DIRECTIVE: Pictures in the data below are not part of the copy; transcribe everything else exactly.
** start **
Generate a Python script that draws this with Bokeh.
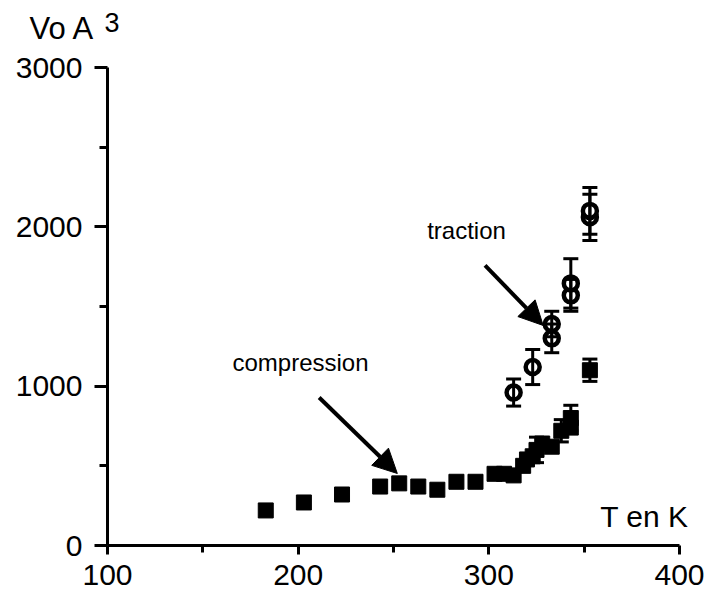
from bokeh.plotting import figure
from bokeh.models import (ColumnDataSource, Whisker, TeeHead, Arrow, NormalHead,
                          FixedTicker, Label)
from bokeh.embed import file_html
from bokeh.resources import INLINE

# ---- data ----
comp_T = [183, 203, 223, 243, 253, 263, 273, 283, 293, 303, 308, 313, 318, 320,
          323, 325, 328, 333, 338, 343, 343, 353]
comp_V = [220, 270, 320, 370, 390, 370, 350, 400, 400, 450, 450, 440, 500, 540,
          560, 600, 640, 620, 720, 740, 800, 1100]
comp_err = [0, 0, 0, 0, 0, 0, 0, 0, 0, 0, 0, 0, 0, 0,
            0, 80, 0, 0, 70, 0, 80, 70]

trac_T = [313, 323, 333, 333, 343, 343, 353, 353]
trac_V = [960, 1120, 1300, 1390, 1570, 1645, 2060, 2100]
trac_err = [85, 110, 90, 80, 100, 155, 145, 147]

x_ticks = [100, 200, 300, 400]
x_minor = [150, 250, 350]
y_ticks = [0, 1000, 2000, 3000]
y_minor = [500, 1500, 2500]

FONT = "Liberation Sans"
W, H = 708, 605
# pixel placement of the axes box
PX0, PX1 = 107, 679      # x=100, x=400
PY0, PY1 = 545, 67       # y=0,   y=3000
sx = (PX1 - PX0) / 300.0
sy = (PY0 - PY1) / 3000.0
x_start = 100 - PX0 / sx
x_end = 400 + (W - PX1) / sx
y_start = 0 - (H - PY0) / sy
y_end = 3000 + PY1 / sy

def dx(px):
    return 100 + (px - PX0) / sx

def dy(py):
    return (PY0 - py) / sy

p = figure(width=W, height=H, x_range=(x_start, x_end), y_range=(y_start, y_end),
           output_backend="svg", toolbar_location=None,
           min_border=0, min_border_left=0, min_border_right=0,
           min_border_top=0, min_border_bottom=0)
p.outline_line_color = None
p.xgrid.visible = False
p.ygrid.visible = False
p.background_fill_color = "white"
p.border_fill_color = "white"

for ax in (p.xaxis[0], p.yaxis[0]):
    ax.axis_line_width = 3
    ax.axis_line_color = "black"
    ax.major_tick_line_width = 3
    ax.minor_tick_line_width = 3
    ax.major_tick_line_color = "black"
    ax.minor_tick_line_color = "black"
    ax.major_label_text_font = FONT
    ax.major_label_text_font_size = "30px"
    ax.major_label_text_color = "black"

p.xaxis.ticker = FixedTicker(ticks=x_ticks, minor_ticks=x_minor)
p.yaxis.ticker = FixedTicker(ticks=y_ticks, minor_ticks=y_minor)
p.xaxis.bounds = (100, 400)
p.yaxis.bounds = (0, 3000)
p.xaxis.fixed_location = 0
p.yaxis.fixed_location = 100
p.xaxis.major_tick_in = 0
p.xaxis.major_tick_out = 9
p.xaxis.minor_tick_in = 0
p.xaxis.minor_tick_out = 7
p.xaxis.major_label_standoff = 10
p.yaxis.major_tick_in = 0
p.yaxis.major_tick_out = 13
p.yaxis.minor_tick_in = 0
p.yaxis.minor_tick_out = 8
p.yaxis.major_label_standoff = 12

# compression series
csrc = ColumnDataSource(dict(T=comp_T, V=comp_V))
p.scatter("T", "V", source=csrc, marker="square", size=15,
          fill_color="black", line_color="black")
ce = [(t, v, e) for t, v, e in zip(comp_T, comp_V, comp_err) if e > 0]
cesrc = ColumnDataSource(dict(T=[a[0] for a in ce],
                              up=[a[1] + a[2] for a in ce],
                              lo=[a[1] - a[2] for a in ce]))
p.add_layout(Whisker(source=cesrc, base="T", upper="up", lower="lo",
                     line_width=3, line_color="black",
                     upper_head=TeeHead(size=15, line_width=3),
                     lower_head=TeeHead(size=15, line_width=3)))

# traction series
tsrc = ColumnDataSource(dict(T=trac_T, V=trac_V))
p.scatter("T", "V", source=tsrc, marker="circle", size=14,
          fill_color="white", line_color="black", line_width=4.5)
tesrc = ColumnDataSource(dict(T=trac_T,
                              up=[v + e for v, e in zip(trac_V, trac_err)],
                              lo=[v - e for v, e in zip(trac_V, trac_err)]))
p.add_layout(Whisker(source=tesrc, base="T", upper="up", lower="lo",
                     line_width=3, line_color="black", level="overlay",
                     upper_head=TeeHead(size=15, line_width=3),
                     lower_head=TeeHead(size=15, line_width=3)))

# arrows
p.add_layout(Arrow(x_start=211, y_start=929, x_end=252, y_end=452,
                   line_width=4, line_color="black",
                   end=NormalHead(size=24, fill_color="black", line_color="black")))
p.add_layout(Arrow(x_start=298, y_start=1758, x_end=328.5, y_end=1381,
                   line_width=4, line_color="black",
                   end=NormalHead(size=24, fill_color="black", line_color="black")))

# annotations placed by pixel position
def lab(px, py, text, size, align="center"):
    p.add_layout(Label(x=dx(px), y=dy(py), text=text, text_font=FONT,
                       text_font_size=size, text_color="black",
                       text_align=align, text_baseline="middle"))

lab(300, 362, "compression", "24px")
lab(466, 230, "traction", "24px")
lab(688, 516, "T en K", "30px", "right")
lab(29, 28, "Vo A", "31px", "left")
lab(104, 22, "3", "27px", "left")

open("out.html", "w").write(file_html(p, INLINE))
** end **
SOLUTION TO THIS PROBLEM:
Generate a Python script that draws this with Bokeh.
from bokeh.plotting import figure
from bokeh.models import (ColumnDataSource, Whisker, TeeHead, Arrow, NormalHead,
                          FixedTicker, Label)
from bokeh.embed import file_html
from bokeh.resources import INLINE

# ---- data ----
comp_T = [183, 203, 223, 243, 253, 263, 273, 283, 293, 303, 308, 313, 318, 320,
          323, 325, 328, 333, 338, 343, 343, 353]
comp_V = [220, 270, 320, 370, 390, 370, 350, 400, 400, 450, 450, 440, 500, 540,
          560, 600, 640, 620, 720, 740, 800, 1100]
comp_err = [0, 0, 0, 0, 0, 0, 0, 0, 0, 0, 0, 0, 0, 0,
            0, 80, 0, 0, 70, 0, 80, 70]

trac_T = [313, 323, 333, 333, 343, 343, 353, 353]
trac_V = [960, 1120, 1300, 1390, 1570, 1645, 2060, 2100]
trac_err = [85, 110, 90, 80, 100, 155, 145, 147]

x_ticks = [100, 200, 300, 400]
x_minor = [150, 250, 350]
y_ticks = [0, 1000, 2000, 3000]
y_minor = [500, 1500, 2500]

FONT = "Liberation Sans"
W, H = 708, 605
# pixel placement of the axes box
PX0, PX1 = 107, 679      # x=100, x=400
PY0, PY1 = 545, 67       # y=0,   y=3000
sx = (PX1 - PX0) / 300.0
sy = (PY0 - PY1) / 3000.0
x_start = 100 - PX0 / sx
x_end = 400 + (W - PX1) / sx
y_start = 0 - (H - PY0) / sy
y_end = 3000 + PY1 / sy

def dx(px):
    return 100 + (px - PX0) / sx

def dy(py):
    return (PY0 - py) / sy

p = figure(width=W, height=H, x_range=(x_start, x_end), y_range=(y_start, y_end),
           output_backend="svg", toolbar_location=None,
           min_border=0, min_border_left=0, min_border_right=0,
           min_border_top=0, min_border_bottom=0)
p.outline_line_color = None
p.xgrid.visible = False
p.ygrid.visible = False
p.background_fill_color = "white"
p.border_fill_color = "white"

for ax in (p.xaxis[0], p.yaxis[0]):
    ax.axis_line_width = 3
    ax.axis_line_color = "black"
    ax.major_tick_line_width = 3
    ax.minor_tick_line_width = 3
    ax.major_tick_line_color = "black"
    ax.minor_tick_line_color = "black"
    ax.major_label_text_font = FONT
    ax.major_label_text_font_size = "30px"
    ax.major_label_text_color = "black"

p.xaxis.ticker = FixedTicker(ticks=x_ticks, minor_ticks=x_minor)
p.yaxis.ticker = FixedTicker(ticks=y_ticks, minor_ticks=y_minor)
p.xaxis.bounds = (100, 400)
p.yaxis.bounds = (0, 3000)
p.xaxis.fixed_location = 0
p.yaxis.fixed_location = 100
p.xaxis.major_tick_in = 0
p.xaxis.major_tick_out = 9
p.xaxis.minor_tick_in = 0
p.xaxis.minor_tick_out = 7
p.xaxis.major_label_standoff = 10
p.yaxis.major_tick_in = 0
p.yaxis.major_tick_out = 13
p.yaxis.minor_tick_in = 0
p.yaxis.minor_tick_out = 8
p.yaxis.major_label_standoff = 12

# compression series
csrc = ColumnDataSource(dict(T=comp_T, V=comp_V))
p.scatter("T", "V", source=csrc, marker="square", size=15,
          fill_color="black", line_color="black")
ce = [(t, v, e) for t, v, e in zip(comp_T, comp_V, comp_err) if e > 0]
cesrc = ColumnDataSource(dict(T=[a[0] for a in ce],
                              up=[a[1] + a[2] for a in ce],
                              lo=[a[1] - a[2] for a in ce]))
p.add_layout(Whisker(source=cesrc, base="T", upper="up", lower="lo",
                     line_width=3, line_color="black",
                     upper_head=TeeHead(size=15, line_width=3),
                     lower_head=TeeHead(size=15, line_width=3)))

# traction series
tsrc = ColumnDataSource(dict(T=trac_T, V=trac_V))
p.scatter("T", "V", source=tsrc, marker="circle", size=14,
          fill_color="white", line_color="black", line_width=4.5)
tesrc = ColumnDataSource(dict(T=trac_T,
                              up=[v + e for v, e in zip(trac_V, trac_err)],
                              lo=[v - e for v, e in zip(trac_V, trac_err)]))
p.add_layout(Whisker(source=tesrc, base="T", upper="up", lower="lo",
                     line_width=3, line_color="black", level="overlay",
                     upper_head=TeeHead(size=15, line_width=3),
                     lower_head=TeeHead(size=15, line_width=3)))

# arrows
p.add_layout(Arrow(x_start=211, y_start=929, x_end=252, y_end=452,
                   line_width=4, line_color="black",
                   end=NormalHead(size=24, fill_color="black", line_color="black")))
p.add_layout(Arrow(x_start=298, y_start=1758, x_end=328.5, y_end=1381,
                   line_width=4, line_color="black",
                   end=NormalHead(size=24, fill_color="black", line_color="black")))

# annotations placed by pixel position
def lab(px, py, text, size, align="center"):
    p.add_layout(Label(x=dx(px), y=dy(py), text=text, text_font=FONT,
                       text_font_size=size, text_color="black",
                       text_align=align, text_baseline="middle"))

lab(300, 362, "compression", "24px")
lab(466, 230, "traction", "24px")
lab(688, 516, "T en K", "30px", "right")
lab(29, 28, "Vo A", "31px", "left")
lab(104, 22, "3", "27px", "left")

open("out.html", "w").write(file_html(p, INLINE))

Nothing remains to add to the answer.